B. Lottery
time limit per test
2 seconds
memory limit per test
256 megabytes
input
standard input
output
standard output

$$$n$$$ people indexed with integers from $$$1$$$ to $$$n$$$ came to take part in a lottery. Each received a ticket with an integer from $$$0$$$ to $$$m$$$.

In a lottery, one integer called target is drawn uniformly from $$$0$$$ to $$$m$$$. $$$k$$$ tickets (or less, if there are not enough participants) with the closest numbers to the target are declared the winners. In case of a draw, a ticket belonging to the person with a smaller index is declared a winner.
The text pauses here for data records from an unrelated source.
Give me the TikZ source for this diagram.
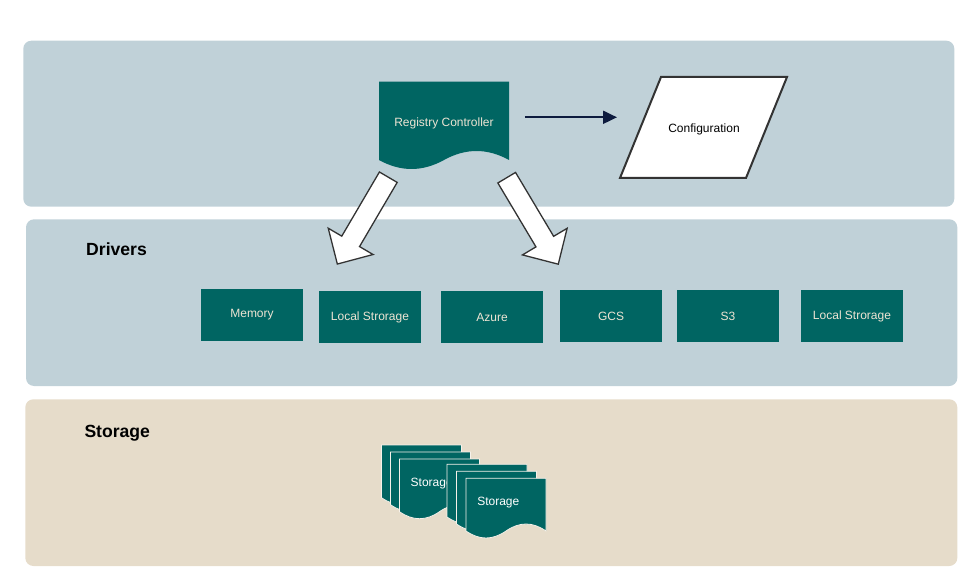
\documentclass[tikz,border=0pt]{standalone}
\usepackage{fontspec}
\setmainfont{Liberation Sans}
\usetikzlibrary{arrows.meta}
\definecolor{layerblue}{HTML}{C0D1D8}
\definecolor{layersand}{HTML}{E6DCCA}
\definecolor{drvteal}{HTML}{006562}
\definecolor{drvtext}{HTML}{EDE4D3}
\definecolor{flownavy}{HTML}{0D1B3E}
\definecolor{edgegrey}{HTML}{333333}
\tikzset{
  drv/.style={rectangle,fill=drvteal,text=drvtext,minimum width=102pt,minimum height=51.5pt,inner sep=0pt,font=\fontsize{12}{14}\selectfont},
  lbl/.style={inner sep=0pt,font=\fontsize{12}{14}\selectfont},
  layertitle/.style={inner sep=0pt,anchor=base west,font=\bfseries\fontsize{17.6}{20}\selectfont},
  blockarrow/.style={draw=edgegrey,fill=white,line width=1.3pt},
  flowarrow/.style={draw=flownavy,line width=2pt,-{Triangle[length=14pt,width=13pt]}},
  storepage/.style={fill=drvteal,draw=layersand!40!white,line width=0.8pt},
}
% page with wavy bottom: style, x, y (top left), width, edge depth, wave
\newcommand{\docpage}[6]{%
  \path[#1] (#2,#3) -- ++(#4,0) -- ++(0,#5)
    .. controls +({-#4/6},{-2*#6/3}) and +({#4/6},{-2*#6/3}) .. ++({-#4/2},0)
    .. controls +({-#4/6},{2*#6/3}) and +({#4/6},{2*#6/3}) .. ++({-#4/2},0) -- cycle;}
\begin{document}
\begin{tikzpicture}[x=1pt,y=-1pt]
    \useasboundingbox (0,0) rectangle (977,585);
    \fill[layerblue,rounded corners=8pt] (23.3,40.7) rectangle (954.3,206.7);
    \fill[layerblue,rounded corners=8pt] (26,219.3) rectangle (957.3,386);
    \fill[layersand,rounded corners=8pt] (25.3,399.3) rectangle (957.3,566);

    \node[layertitle] (drvtitle) at (86,255.7) {Drivers};
    \node[layertitle] (sttitle) at (84.3,437) {Storage};

    \docpage{fill=drvteal}{379}{81.7}{130}{78.3}{18}
    \node[lbl,text=drvtext] (reg) at (444,123) {Registry Controller};

    \draw[edgegrey,line width=2pt,fill=white] (661,77) -- (787,77) -- (746,178) -- (620,178) -- cycle;
    \node[lbl] (cfg) at (704,129.5) {Configuration};

    \coordinate (cfgin) at (617,117.3);
    \draw[flowarrow] (reg.east |- cfgin) ++(31,0) -- (cfgin);

    \coordinate (tailL) at (388.3,177.2);
    \coordinate (tailR) at (506.7,177.7);
    \foreach \t/\r in {tailL/-120.4,tailR/-59.2} {
        \begin{scope}[shift={(\t)},rotate=\r]
            \draw[blockarrow] (0,10.3) -- (74.4,10.3) -- (74.4,26) -- (100.7,0) -- (74.4,-26) -- (74.4,-10.3) -- (0,-10.3) -- cycle;
        \end{scope}
    }

    \node[drv] (mem) at (252,315) {Memory};
    \node[drv] (local) at (370,317) {Local Strorage};
    \node[drv] (azure) at (492,317) {Azure};
    \node[drv] (gcs) at (611,316) {GCS};
    \node[drv] (s3) at (728,316) {S3};
    \node[drv] (local2) at (852,316) {Local Strorage};

    \foreach \px/\py in {381.5/445,390.5/452,399.5/459} {\docpage{storepage}{\px}{\py}{80}{52.7}{14}}
    \node[lbl,text=white] (store1) at (431.7,483.5) {Storage};
    \foreach \px/\py in {447/464.3,456.5/471.3,466/478.3} {\docpage{storepage}{\px}{\py}{80}{52.7}{14}}
    \node[lbl,text=white] (store2) at (498.3,502.9) {Storage};
    %~ \draw[flowarrow] (local) -- (store1);
\end{tikzpicture}
\end{document}
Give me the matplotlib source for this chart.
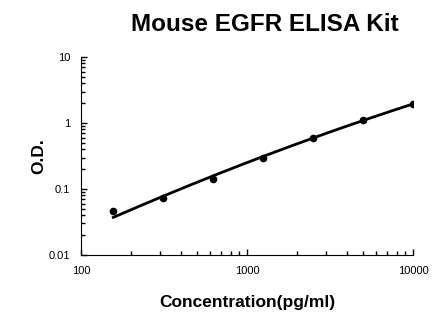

Bytek decided to take part in the lottery. He knows the values on the tickets of all previous participants. He can pick whatever value he wants on his ticket, but unfortunately, as he is the last one to receive it, he is indexed with an integer $$$n + 1$$$.

Bytek wants to win the lottery. Thus, he wants to know what he should pick to maximize the chance of winning. He wants to know the smallest integer in case there are many such integers. Your task is to find it and calculate his chance of winning.

Input

In the first line of the input, there are the integers $$$n$$$, $$$m$$$, and $$$k$$$ ($$$1 \leq n \leq 10^6$$$, $$$0 \leq m \leq 10^{18}$$$, $$$1 \leq k \leq 10^6$$$).

In the following line, there are $$$n$$$ integers separated by a single space, denoting the numbers on tickets received by people participating in a lottery. These numbers are integers in the range from $$$0$$$ to $$$m$$$.

Output

You should output two integers separated by a single space on the standard output. The first should be equal to the number of target values (from $$$0$$$ to $$$m$$$), upon drawing which Baytek wins, given that he chooses his ticket optimally. The second should be equal to the integer Bytek should pick to maximize his chance of winning the lottery.

Examples
Input
3 6 2
1 4 5
Output
4 2
Input
7 7 1
2 4 7 3 0 1 6
Output
1 5
Note

In the first example, Bytek wins for $$$4$$$ target values (namely $$$0, 1, 2, 3$$$) if he chooses integer $$$2$$$, which is the lowest optimal value. If he chooses $$$3$$$, he also wins in four cases, but it is not the lowest value.